Given a finite subset $S$ of $D$, it seems that there are infinite possible finite sequences of elements of $S$, so it would seem we cannot enumerate.

On the other hand, it seems impossible to create a unique, finite sequence of elements of $D$ to correspond to an infinite subset of $\mathbb{N}$.

From Smullyan: Let $k$ be the length of a sequence and $n$ be the number of elements in that sequence.

Let $D_k$ be the set of all sequences of length $k$.

Let $(D_k)_n$ be the set of sequences of length $k$, drawing from the subset of $D$ composed of the first $n$ elements in an enumeration of $D$: ${D_1,...,D_n}$.

Now, $(D_k)_1$ is finite, since there can only be one sequence which only $D_1$, namely, the sequence $(D_1)$.

$(D_k)_2$ is also finite; if the length of sequences is 1, then $(D_1)_2 = {(D_1),(D_2)}$; for a length of 2, then $(D_2)_2 = {(D_1, D_1) (D_1, D_2),(D_2, D_1), (D_2, D_2)}$; in general, the size of the set $(D_k)_n$ equals $n^k$.

We have now shown that we can enumerate $D_k$ for any value of $k$ by first enumerating $(D_k)_1$, then $(D_k)_2$, etc.

Since each of the sets $D_1,...,D_k$ is denumerable, their union is also denumerable (problem 9).

13. Q: Consider the set of all infinite sequences of 1's and 0's. Prove that it is the same size as $\mathcal{P}(\mathbb{N})$.

A: It has already been shown that the set of all infinite sets of $\mathbb{N}$ is not denumerable (problem 10).

Take any infinite subset of $\mathbb{N}$; we can create a corresponding infinite sequence of 0's and 1's by concatenating the binary representation of the elements of the subset (e.g. $S = {1,2,3,...}$ could be represented as $11011...$).

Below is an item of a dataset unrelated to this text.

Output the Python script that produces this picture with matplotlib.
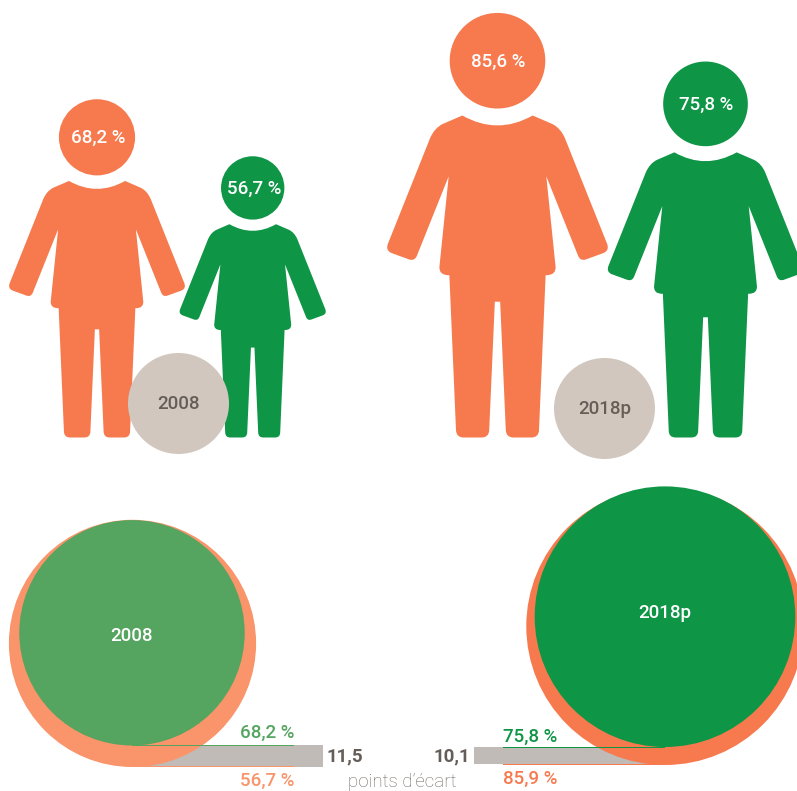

Edit: Obviously, there is a problem with this method of deriving unique sequences from sets, since $11011...$ could also represent the set $S = {27,...}$. Uniqueness is crucial the proof, as it shows that the correspondence is 1-1. But as Smullyan shows, there is at least one method of deriving unique sequences from sets, so the proof holds (p. 27).

So the subsets of $\mathbb{N}$ can be put into a 1-1 correspondence with sequences of 0's and 1's.

Therefore, the set of all infinite sequences of 1's and 0's is the same size as the set of all subsets of $\mathbb{N}$, i.e. $\mathcal{P}(\mathbb{N})$.

14. Q: Prove that every infinite set must have a denumerable subset.

    A: We can remove an element $x$ from an infinite set $S$, and $S - {x}$ will obviously still be infinite.

    So if we remove $x_1$ from $S$, we can then remove $x_2$, and so forth, generating a denumerable sequence $x_1,...,x_n$ of elements of $S$.

15. Q: Prove that every infinite set, even a non-denumerable one, can be put into a 1-1 correspondence with a proper subset of itself.

    A: We can put $S$ into a 1-1 correspondence with its infinite (problem 15) subset $S - {x}$ by pairing $x_1$ with $x_2$, $x_2$ with $x_3$, and so forth.

    [This needs further elaboration]

16. We can marry every unloved man to his lover, and every unloved woman to her lover.

    Therefore every unloved man and every unloved woman is now married.

    All other members are therefore loved, so we can simply marry them to their lovers.

    [Why is this insufficient?]

    ###Bernstein-Schroeder Theorem

    For any pair of infinite sets $A$ and $B$, if $A$ can be put into a 1-1 correspondence with a subset of $B$, and $B$ can be put into a 1-1 correspondence with a subset of $A$, then the whole of $A$ can be put into a 1-1 correspondence with the whole of $B$ (p. 24).

17. Q: Suppose $A$ is an infinite set of the same size as a subset of $B$, where $B$ is a subset of $A$. Are $A$ and $B$ necessarily of the same size?

    A: We are given that $C \subseteq B \subseteq A$ and $card(A) = card(C)$.

    Thus, $A$ can be put into a 1-1 correspondence with a subset of $B$ (namely $C$)

    Also, we know that $B$ can be put into a 1-1 correspondence with a subset of $A$ (problem 15).

    Therefore, by the Bernstein-Schroeder Theorem, $card(A) = card(B)$.

##Exercises

• Prove that if $D$ is a denumerable set, then any infinite subset of $D$ must also be a denumerable set.

  By problem 15, we know that any infinite set can be put into a 1-1 correspondence with a proper subset of itself.

  We are given that $D$ is denumerable, and therefore any set with which it can be put into a 1-1 correspondence is also denumerable.